**The input**

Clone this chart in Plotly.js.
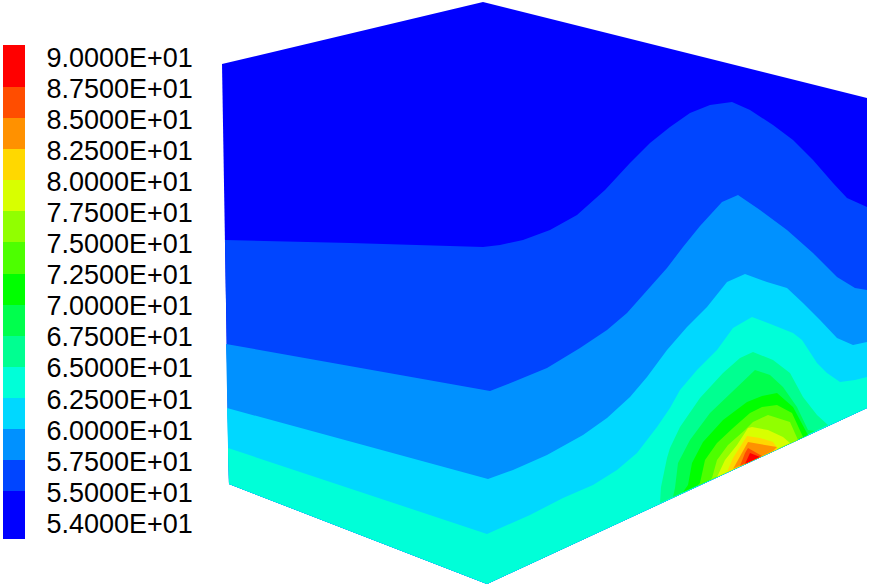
<!DOCTYPE html>
<html><head><meta charset="utf-8">
<script src="https://cdn.plot.ly/plotly-3.0.1.min.js"></script>
<style>html,body{margin:0;padding:0;background:#fff}#c{width:869px;height:587px}</style>
</head><body><div id="c"></div>
<script>
const tickLabels = ["5.4000E+01","5.5000E+01","5.7500E+01","6.0000E+01","6.2500E+01","6.5000E+01","6.7500E+01","7.0000E+01","7.2500E+01","7.5000E+01","7.7500E+01","8.0000E+01","8.2500E+01","8.5000E+01","8.7500E+01","9.0000E+01"];
const bandColors = ["#0000ff","#0045ff","#0091ff","#00d8ff","#00ffd8","#00ff91","#00ff4d","#00ff00","#4dff00","#91ff00","#d8ff00","#ffd800","#ff9100","#ff4d00","#ff0000"];
const scaleSpans = [1.54,1,1,1,1,1,1,1,1,1,1,1,1,1,1.35];

const outlineX = [222,483,867,867,487,229];
const outlineY = [64,2,98,408,584,484];
const lowerX = [867,487,229];
const lowerY = [408,584,484];

const c1X = [225,350,483,500,523,550,577,590,605,630,650,670,690,710,732,750,773,793,813,833,847,867];
const c1Y = [240,243,247,245,240,230,215,203,190,163,143,127,113,105,102,110,125,140,160,183,198,207];
const c2X = [226,490,513,547,580,607,627,647,667,683,700,722,738,760,787,813,837,855,867];
const c2Y = [344,391,382,368,348,330,313,290,268,247,226,202,195,210,230,253,277,288,290];
const c3X = [227,488,513,547,583,607,630,647,667,687,707,727,745,767,787,803,820,837,853,867];
const c3Y = [408,479,470,455,435,418,397,377,350,327,307,282,274,282,288,303,320,338,345,342];
const c4X = [228,487,530,563,593,617,637,657,670,680,697,717,733,752,773,793,802,817,827,840,855,867];
const c4Y = [448,534,515,498,485,470,453,427,408,390,370,350,328,317,325,333,340,363,373,382,380,377];
const c5X = [660,661,667,670,680,700,723,740,753,773,790,803,817,828];
const c5Y = [503,487,458,448,427,398,373,358,352,360,373,397,415,425];
const c6X = [673,675,678,690,710,737,755,770,783,797,808,815];
const c6Y = [497,488,463,440,413,387,370,375,387,407,430,431];
const c7X = [683,688,692,703,723,747,762,777,793,800,808];
const c7Y = [492,485,463,442,420,402,396,393,407,420,435];
const c8X = [697,700,705,717,733,750,762,777,792,803];
const c8Y = [486,483,460,443,428,413,407,405,413,437];
const c9X = [710,712,717,728,745,753,768,790,798];
const c9Y = [480,478,460,445,430,422,415,422,440];
const c10X = [717,725,737,748,752,768,783,790];
const c10Y = [477,460,445,428,427,430,437,443];
const c11X = [727,733,747,760,773,778];
const c11Y = [472,458,436,438,442,449];
const c12X = [733,742,748,777,773];
const c12Y = [469,453,442,447,451];
const c13X = [740,745,748,762];
const c13Y = [466,453,448,456];
const c14X = [745,750,760];
const c14Y = [464,453,457];

const openContours = [[c1X,c1Y],[c2X,c2Y],[c3X,c3Y],[c4X,c4Y]];
const closedContours = [[c5X,c5Y],[c6X,c6Y],[c7X,c7Y],[c8X,c8Y],[c9X,c9Y],[c10X,c10Y],[c11X,c11Y],[c12X,c12Y],[c13X,c13Y],[c14X,c14Y]];

const area = (x,y,col) => ({x,y,type:'scatter',mode:'lines',fill:'toself',fillcolor:col,
  line:{width:0,color:col},hoverinfo:'skip',showlegend:false,xaxis:'x',yaxis:'y'});

const traces = [area(outlineX,outlineY,bandColors[0])];
openContours.forEach((c,i)=>traces.push(area(c[0].concat(lowerX),c[1].concat(lowerY),bandColors[i+1])));
closedContours.forEach((c,i)=>traces.push(area(c[0],c[1],bandColors[i+5])));

scaleSpans.forEach((s,i)=>traces.push({type:'bar',x:[0],y:[s],width:[1],xaxis:'x2',yaxis:'y2',
  marker:{color:bandColors[i],line:{width:0}},hoverinfo:'skip',showlegend:false}));

const W=869,H=587;
const layout = {
  width:W,height:H,margin:{l:0,r:0,t:0,b:0},paper_bgcolor:'#fff',plot_bgcolor:'rgba(0,0,0,0)',
  showlegend:false,barmode:'stack',bargap:0,
  xaxis:{domain:[0,1],range:[0,W],visible:false,fixedrange:true},
  yaxis:{domain:[0,1],range:[H,0],visible:false,fixedrange:true},
  xaxis2:{domain:[3/W,25/W],range:[-0.5,0.5],anchor:'y2',visible:false,fixedrange:true},
  yaxis2:{domain:[1-539/H,1-45/H],range:[0,15.89],anchor:'x2',side:'right',showgrid:false,zeroline:false,showline:false,
    tickmode:'array',tickvals:tickLabels.map((_,i)=>i+0.5),ticktext:tickLabels,
    ticks:'outside',ticklen:15,tickcolor:'rgba(0,0,0,0)',
    tickfont:{family:'"Liberation Sans",Arial,sans-serif',size:27,color:'#000'},fixedrange:true}
};
Plotly.newPlot('c',traces,layout,{displayModeBar:false,staticPlot:true});
</script></body></html>
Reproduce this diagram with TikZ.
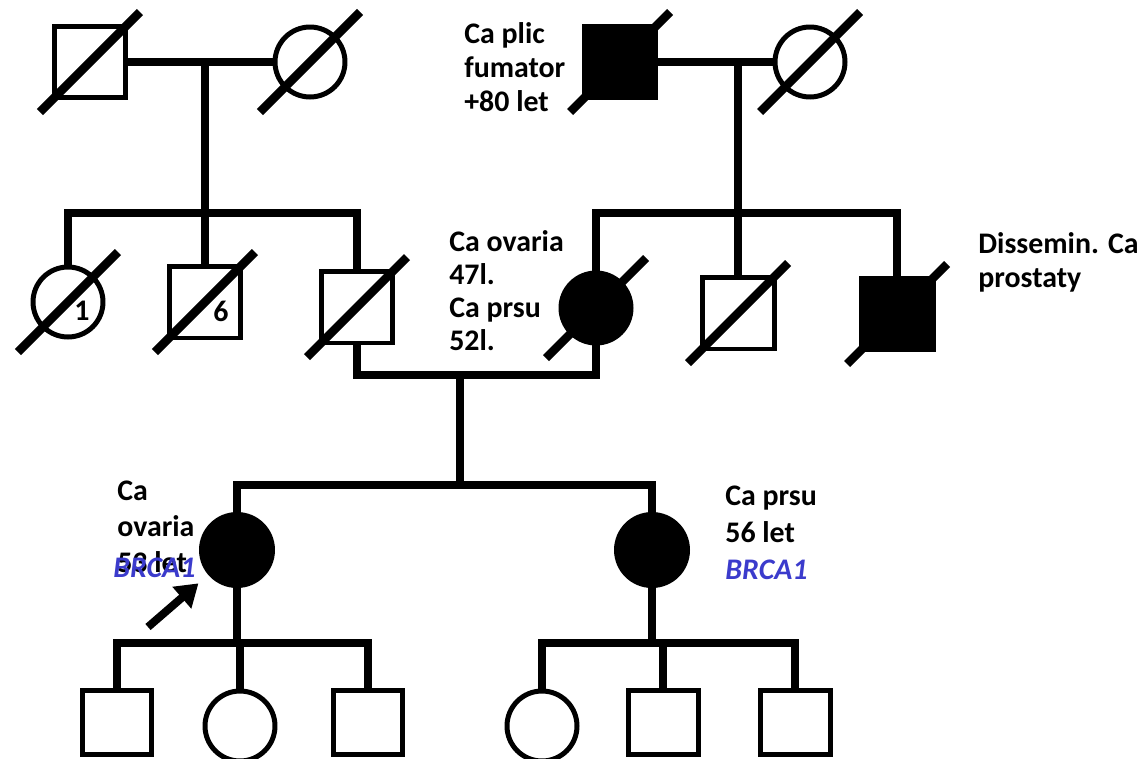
\documentclass[tikz,border=0pt]{standalone}
\usepackage{fontspec}
\setmainfont{Carlito}
\usetikzlibrary{arrows.meta}
\definecolor{geneblue}{RGB}{59,59,204}

\begin{document}
\begin{tikzpicture}[
        x=0.02cm, y=-0.02cm,
        male/.style={
            rectangle,
            draw=black,
            line width=0.1cm,
            fill=white,
            minimum size=1.44cm,
            inner sep=0pt
        },
        female/.style={
            circle,
            draw=black,
            line width=0.1cm,
            fill=white,
            minimum size=1.4cm,
            inner sep=0pt
        },
        child/.style={male, minimum width=1.4cm, minimum height=1.28cm},
        affected/.style={fill=black},
        link/.style={line width=0.16cm},
        deceased/.style={line width=0.17cm},
        lbl/.style={
            font=\fontsize{17}{19.5}\selectfont\bfseries,
            align=left,
            anchor=north west,
            inner sep=0pt
        },
        gene/.style={font=\fontsize{17}{19.5}\selectfont\bfseries\itshape, text=geneblue, inner sep=0pt},
        num/.style={font=\fontsize{17}{19.5}\selectfont\bfseries, inner sep=0pt},
        arrow/.style={line width=0.16cm, -{Triangle[length=0.44cm,width=0.55cm]}}
    ]
    \useasboundingbox (0,0) rectangle (1143,758);

    % Generation I
    \node[male] (gf1) at (90,62) {};
    \node[female] (gm1) at (310,62) {};
    \node[male, affected] (gf2) at (620,62) {};
    \node[female] (gm2) at (810,62) {};

    % Generation II
    \node[female] (a1) at (68,302) {};
    \node[male] (u6) at (205,302) {};
    \node[male] (fa) at (357,307) {};
    \node[female, affected] (mo) at (596,308) {};
    \node[male] (un) at (738,313) {};
    \node[male, affected] (ub) at (897,314) {};

    % Generation III
    \node[female, affected, minimum size=1.42cm] (pb) at (237,550) {};
    \node[female, affected, minimum size=1.42cm] (si) at (652,550) {};

    % Generation IV
    \node[child] (c1) at (117,722) {};
    \node[female] (c2) at (240,726) {};
    \node[child] (c3) at (368,722) {};
    \node[female] (d1) at (542,726) {};
    \node[child] (d2) at (663,722) {};
    \node[child] (d3) at (795,722) {};

    % Junctions
    \coordinate (m1) at (205,62);
    \coordinate (s1) at (205,213);
    \coordinate (m2) at (738,62);
    \coordinate (s2) at (738,213);
    \coordinate (m3) at (460,375);
    \coordinate (s3) at (460,485);
    \coordinate (s4) at (237,643);
    \coordinate (s5) at (652,643);
    \coordinate (pa) at (148,627);

    % Lines
    \draw[link] (gf1) -- (gm1);
    \draw[link] (gf2) -- (gm2);
    \draw[link] (m1) -- (s1);
    \draw[link] (m2) -- (s2);
    \draw[link] (a1) |- (s1) -| (fa);
    \draw[link] (s1) -- (u6);
    \draw[link] (mo) |- (s2) -| (ub);
    \draw[link] (s2) -- (un);
    \draw[link] (fa) |- (m3) -| (mo);
    \draw[link] (m3) -- (s3);
    \draw[link] (pb) |- (s3) -| (si);
    \draw[link] (pb) -- (s4);
    \draw[link] (c1) |- (s4) -| (c3);
    \draw[link] (c2) -- (c2 |- s4);
    \draw[link] (si) -- (s5);
    \draw[link] (d1) |- (s5) -| (d3);
    \draw[link] (d2) -- (d2 |- s5);

    % Deceased
    \foreach \n in {gf1,gm1,gf2,gm2,a1,u6,fa,mo,un,ub}
        \draw[deceased] (\n.center) ++(-50,50) -- ++(100,-100);

    \node[num] (n1) at ([shift={(14,9)}]a1.center) {1};
    \node[num] (n6) at ([shift={(16,9)}]u6.center) {6};

    % Labels
    \node[lbl] (tgf2) at (464,22) {Ca plic\\fumator\\+80 let};
    \node[lbl, font=\fontsize{17}{18.8}\selectfont\bfseries] (tmo) at (449,230) {Ca ovaria\\47l.\\Ca prsu\\52l.};
    \node[lbl] (tub) at (978,232) {Dissemin. Ca\\prostaty};
    \node[lbl, font=\fontsize{17}{20.4}\selectfont\bfseries] (tpb) at (117,481) {Ca\\ovaria\\53 let};
    \node[gene, anchor=base west] (gpb) at (113,577) {BRCA1};
    \node[lbl, font=\fontsize{17}{21}\selectfont\bfseries] (tsi) at (725,486) {Ca prsu\\56 let\\{\color{geneblue}\itshape BRCA1}};

    % Proband
    \draw[arrow, shorten >=0.26cm] (pa) -- (pb);

\end{tikzpicture}
\end{document}
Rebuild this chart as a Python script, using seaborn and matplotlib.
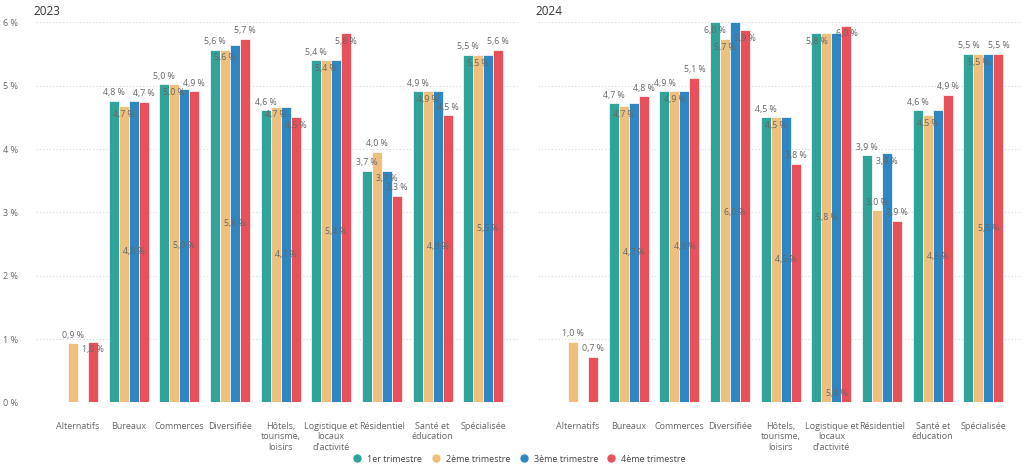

**Written task**
Using the records above, find and show each line with the string "chart".

**Written solution**
Clone this chart in Plotly.js.
Rebuild this chart as a Python script, using seaborn and matplotlib.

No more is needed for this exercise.